→ **WORK TO COMPLETE**
Write out the listing beneath this instruction in its entirety, exactly as it reads.

→ **SOURCE EXCERPT**

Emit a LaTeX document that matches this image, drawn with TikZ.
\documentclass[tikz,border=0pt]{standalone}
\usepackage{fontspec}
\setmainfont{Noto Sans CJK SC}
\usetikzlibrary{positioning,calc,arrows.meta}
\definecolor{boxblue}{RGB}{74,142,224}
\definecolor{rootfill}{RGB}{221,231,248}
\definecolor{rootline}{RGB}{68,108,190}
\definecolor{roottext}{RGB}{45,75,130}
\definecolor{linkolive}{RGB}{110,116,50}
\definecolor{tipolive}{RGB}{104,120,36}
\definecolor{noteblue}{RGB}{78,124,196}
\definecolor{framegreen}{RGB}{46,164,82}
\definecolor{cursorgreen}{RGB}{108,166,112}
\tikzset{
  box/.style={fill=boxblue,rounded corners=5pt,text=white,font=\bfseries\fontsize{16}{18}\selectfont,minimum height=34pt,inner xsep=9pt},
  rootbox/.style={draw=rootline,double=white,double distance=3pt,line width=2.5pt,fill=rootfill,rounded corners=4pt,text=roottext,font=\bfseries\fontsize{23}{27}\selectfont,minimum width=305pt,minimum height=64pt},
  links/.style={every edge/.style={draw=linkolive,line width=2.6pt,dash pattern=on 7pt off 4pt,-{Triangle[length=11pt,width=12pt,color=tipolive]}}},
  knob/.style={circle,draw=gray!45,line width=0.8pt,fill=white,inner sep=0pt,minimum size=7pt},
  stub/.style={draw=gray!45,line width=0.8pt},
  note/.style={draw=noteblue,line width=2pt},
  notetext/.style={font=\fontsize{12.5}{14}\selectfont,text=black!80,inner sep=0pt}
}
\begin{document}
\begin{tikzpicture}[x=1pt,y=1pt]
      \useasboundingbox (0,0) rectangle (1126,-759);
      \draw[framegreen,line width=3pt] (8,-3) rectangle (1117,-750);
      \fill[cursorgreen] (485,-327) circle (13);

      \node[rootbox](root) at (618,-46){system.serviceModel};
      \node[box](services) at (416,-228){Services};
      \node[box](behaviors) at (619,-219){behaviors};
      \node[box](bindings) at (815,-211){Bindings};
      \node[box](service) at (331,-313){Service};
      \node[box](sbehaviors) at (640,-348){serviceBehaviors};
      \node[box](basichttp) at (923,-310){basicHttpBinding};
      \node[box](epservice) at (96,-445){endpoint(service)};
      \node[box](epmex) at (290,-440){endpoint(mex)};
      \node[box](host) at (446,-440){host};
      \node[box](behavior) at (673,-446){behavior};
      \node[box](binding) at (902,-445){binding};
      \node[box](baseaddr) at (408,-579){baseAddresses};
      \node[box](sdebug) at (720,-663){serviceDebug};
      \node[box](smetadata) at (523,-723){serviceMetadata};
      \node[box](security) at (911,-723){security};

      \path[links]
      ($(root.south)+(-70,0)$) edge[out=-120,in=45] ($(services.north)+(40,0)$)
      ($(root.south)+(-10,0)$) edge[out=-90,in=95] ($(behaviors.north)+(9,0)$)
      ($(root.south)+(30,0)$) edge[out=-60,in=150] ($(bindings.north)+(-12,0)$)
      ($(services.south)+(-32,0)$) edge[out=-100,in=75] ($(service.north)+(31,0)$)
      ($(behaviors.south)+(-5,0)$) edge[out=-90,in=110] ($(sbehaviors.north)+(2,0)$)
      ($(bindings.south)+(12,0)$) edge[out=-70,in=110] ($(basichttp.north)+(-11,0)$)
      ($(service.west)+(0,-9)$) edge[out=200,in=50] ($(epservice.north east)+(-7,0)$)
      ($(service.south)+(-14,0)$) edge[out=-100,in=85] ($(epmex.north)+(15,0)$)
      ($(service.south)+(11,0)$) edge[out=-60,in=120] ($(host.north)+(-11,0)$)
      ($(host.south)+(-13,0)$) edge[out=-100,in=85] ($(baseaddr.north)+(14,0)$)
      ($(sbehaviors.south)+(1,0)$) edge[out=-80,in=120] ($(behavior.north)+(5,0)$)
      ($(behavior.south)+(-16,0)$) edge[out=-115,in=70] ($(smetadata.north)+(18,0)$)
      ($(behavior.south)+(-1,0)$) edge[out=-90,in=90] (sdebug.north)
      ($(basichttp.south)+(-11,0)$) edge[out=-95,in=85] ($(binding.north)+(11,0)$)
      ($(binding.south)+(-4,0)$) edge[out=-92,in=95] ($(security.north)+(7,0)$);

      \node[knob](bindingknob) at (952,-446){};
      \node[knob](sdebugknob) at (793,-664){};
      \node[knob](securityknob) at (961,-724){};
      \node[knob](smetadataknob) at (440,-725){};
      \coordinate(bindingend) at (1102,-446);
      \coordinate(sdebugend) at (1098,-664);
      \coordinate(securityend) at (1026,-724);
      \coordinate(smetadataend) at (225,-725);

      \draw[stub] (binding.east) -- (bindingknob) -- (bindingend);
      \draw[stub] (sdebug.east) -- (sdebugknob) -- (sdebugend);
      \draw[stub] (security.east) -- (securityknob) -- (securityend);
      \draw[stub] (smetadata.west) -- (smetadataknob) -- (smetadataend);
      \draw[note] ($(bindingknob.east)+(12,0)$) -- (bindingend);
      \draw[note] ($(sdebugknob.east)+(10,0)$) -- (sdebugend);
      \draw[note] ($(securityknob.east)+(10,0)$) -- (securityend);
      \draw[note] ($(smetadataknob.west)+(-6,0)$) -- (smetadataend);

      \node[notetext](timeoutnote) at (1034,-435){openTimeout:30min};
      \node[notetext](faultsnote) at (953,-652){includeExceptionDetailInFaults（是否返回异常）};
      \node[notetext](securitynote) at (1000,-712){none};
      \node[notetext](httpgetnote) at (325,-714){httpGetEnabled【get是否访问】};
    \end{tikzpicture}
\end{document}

→ **REPLY**
Emit a LaTeX document that matches this image, drawn with TikZ.
\documentclass[tikz,border=0pt]{standalone}
\usepackage{fontspec}
\setmainfont{Noto Sans CJK SC}
\usetikzlibrary{positioning,calc,arrows.meta}
\definecolor{boxblue}{RGB}{74,142,224}
\definecolor{rootfill}{RGB}{221,231,248}
\definecolor{rootline}{RGB}{68,108,190}
\definecolor{roottext}{RGB}{45,75,130}
\definecolor{linkolive}{RGB}{110,116,50}
\definecolor{tipolive}{RGB}{104,120,36}
\definecolor{noteblue}{RGB}{78,124,196}
\definecolor{framegreen}{RGB}{46,164,82}
\definecolor{cursorgreen}{RGB}{108,166,112}
\tikzset{
  box/.style={fill=boxblue,rounded corners=5pt,text=white,font=\bfseries\fontsize{16}{18}\selectfont,minimum height=34pt,inner xsep=9pt},
  rootbox/.style={draw=rootline,double=white,double distance=3pt,line width=2.5pt,fill=rootfill,rounded corners=4pt,text=roottext,font=\bfseries\fontsize{23}{27}\selectfont,minimum width=305pt,minimum height=64pt},
  links/.style={every edge/.style={draw=linkolive,line width=2.6pt,dash pattern=on 7pt off 4pt,-{Triangle[length=11pt,width=12pt,color=tipolive]}}},
  knob/.style={circle,draw=gray!45,line width=0.8pt,fill=white,inner sep=0pt,minimum size=7pt},
  stub/.style={draw=gray!45,line width=0.8pt},
  note/.style={draw=noteblue,line width=2pt},
  notetext/.style={font=\fontsize{12.5}{14}\selectfont,text=black!80,inner sep=0pt}
}
\begin{document}
\begin{tikzpicture}[x=1pt,y=1pt]
      \useasboundingbox (0,0) rectangle (1126,-759);
      \draw[framegreen,line width=3pt] (8,-3) rectangle (1117,-750);
      \fill[cursorgreen] (485,-327) circle (13);

      \node[rootbox](root) at (618,-46){system.serviceModel};
      \node[box](services) at (416,-228){Services};
      \node[box](behaviors) at (619,-219){behaviors};
      \node[box](bindings) at (815,-211){Bindings};
      \node[box](service) at (331,-313){Service};
      \node[box](sbehaviors) at (640,-348){serviceBehaviors};
      \node[box](basichttp) at (923,-310){basicHttpBinding};
      \node[box](epservice) at (96,-445){endpoint(service)};
      \node[box](epmex) at (290,-440){endpoint(mex)};
      \node[box](host) at (446,-440){host};
      \node[box](behavior) at (673,-446){behavior};
      \node[box](binding) at (902,-445){binding};
      \node[box](baseaddr) at (408,-579){baseAddresses};
      \node[box](sdebug) at (720,-663){serviceDebug};
      \node[box](smetadata) at (523,-723){serviceMetadata};
      \node[box](security) at (911,-723){security};

      \path[links]
      ($(root.south)+(-70,0)$) edge[out=-120,in=45] ($(services.north)+(40,0)$)
      ($(root.south)+(-10,0)$) edge[out=-90,in=95] ($(behaviors.north)+(9,0)$)
      ($(root.south)+(30,0)$) edge[out=-60,in=150] ($(bindings.north)+(-12,0)$)
      ($(services.south)+(-32,0)$) edge[out=-100,in=75] ($(service.north)+(31,0)$)
      ($(behaviors.south)+(-5,0)$) edge[out=-90,in=110] ($(sbehaviors.north)+(2,0)$)
      ($(bindings.south)+(12,0)$) edge[out=-70,in=110] ($(basichttp.north)+(-11,0)$)
      ($(service.west)+(0,-9)$) edge[out=200,in=50] ($(epservice.north east)+(-7,0)$)
      ($(service.south)+(-14,0)$) edge[out=-100,in=85] ($(epmex.north)+(15,0)$)
      ($(service.south)+(11,0)$) edge[out=-60,in=120] ($(host.north)+(-11,0)$)
      ($(host.south)+(-13,0)$) edge[out=-100,in=85] ($(baseaddr.north)+(14,0)$)
      ($(sbehaviors.south)+(1,0)$) edge[out=-80,in=120] ($(behavior.north)+(5,0)$)
      ($(behavior.south)+(-16,0)$) edge[out=-115,in=70] ($(smetadata.north)+(18,0)$)
      ($(behavior.south)+(-1,0)$) edge[out=-90,in=90] (sdebug.north)
      ($(basichttp.south)+(-11,0)$) edge[out=-95,in=85] ($(binding.north)+(11,0)$)
      ($(binding.south)+(-4,0)$) edge[out=-92,in=95] ($(security.north)+(7,0)$);

      \node[knob](bindingknob) at (952,-446){};
      \node[knob](sdebugknob) at (793,-664){};
      \node[knob](securityknob) at (961,-724){};
      \node[knob](smetadataknob) at (440,-725){};
      \coordinate(bindingend) at (1102,-446);
      \coordinate(sdebugend) at (1098,-664);
      \coordinate(securityend) at (1026,-724);
      \coordinate(smetadataend) at (225,-725);

      \draw[stub] (binding.east) -- (bindingknob) -- (bindingend);
      \draw[stub] (sdebug.east) -- (sdebugknob) -- (sdebugend);
      \draw[stub] (security.east) -- (securityknob) -- (securityend);
      \draw[stub] (smetadata.west) -- (smetadataknob) -- (smetadataend);
      \draw[note] ($(bindingknob.east)+(12,0)$) -- (bindingend);
      \draw[note] ($(sdebugknob.east)+(10,0)$) -- (sdebugend);
      \draw[note] ($(securityknob.east)+(10,0)$) -- (securityend);
      \draw[note] ($(smetadataknob.west)+(-6,0)$) -- (smetadataend);

      \node[notetext](timeoutnote) at (1034,-435){openTimeout:30min};
      \node[notetext](faultsnote) at (953,-652){includeExceptionDetailInFaults（是否返回异常）};
      \node[notetext](securitynote) at (1000,-712){none};
      \node[notetext](httpgetnote) at (325,-714){httpGetEnabled【get是否访问】};
    \end{tikzpicture}
\end{document}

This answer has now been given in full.